NOD by Adrian Barnes

This was a book I stumbled upon in the bookstore one day. I find myself starting in the Sci-Fi section more and more lately. I don't know, something about considering all the weird things that could happen in the "not-too-distant-future" is particularly intriguing to me lately. So what's this one about... It's set in the essential "now." Suddenly, one morning, it turns out almost no-one slept the night before. Only something like 1 in 10,000 people actually got any sleep. Worldwide. The book is told from the perspective of one of the "Sleepers" (as opposed to those who consider themselves the "Awakened") in a sort of journal-diary format.

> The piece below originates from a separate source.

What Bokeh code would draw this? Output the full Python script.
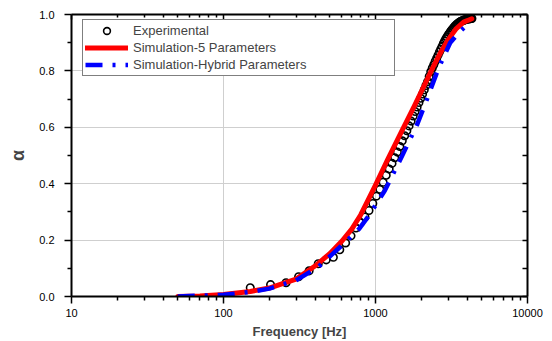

While it starts on Day 18, it then goes back to the beginning and progresses day by day. It's a shortish novel, only about 250 pages, and has a good pace, not dwelling on things (including any science, e.g.) for too long.

This is the synopsis from Goodreads: "Dawn breaks over Vancouver and no one in the world has slept the night before, or almost no one. A few people, perhaps one in ten thousand, can still sleep, and they’ve all shared the same golden dream. After six days of absolute sleep deprivation, psychosis will set in. After four weeks, the body will die. In the interim, panic ensues and a bizarre new world arises in which those previously on the fringes of society take the lead. Paul, a writer, continues to sleep while his partner Tanya disintegrates before his eyes, and the new world swallows the old one whole."

Framing the story itself are a series of uncommon or out-of-usage phrases or words that color and assist with the development of the story itself. I was impressed by Barnes' ability to really give us a sense of the actual character of the people populating his book as we watch everything disintegrate - people, personalities, relationships, society, etc. I was pulled along through the story, trying to figure out where it would all go, while fascinated at the various declines and how they played out. I LOVED how Barnes considered various aspects of psychological and physical decline and did not just go with one or the most obvious one. And I was very intrigued by the children .. I'm still not sure if I understand that whole line. Do I? ...

You know, the more I think about this one, the more I am impressed with it. The more I liked it. The more I'm thinking... I may just go back and read it again. Maybe someday soon.
There are a couple of R'ish-rated scenes.. a little more graphic than I was really expecting.. but they are relatively brief and not particularly gratuitous. Although it felt very "raw" while reading it, in retrospect, I think they made perfect sense as part of a sort of anthropological study of the deterioration of the human mind on no sleep.

... All in all, a very strong FOUR of five stars. I might have liked to know a little more about the children. But otherwise, a really impressive study in the form of a very interesting story. :)
Recommended if this is at all intriguing to you.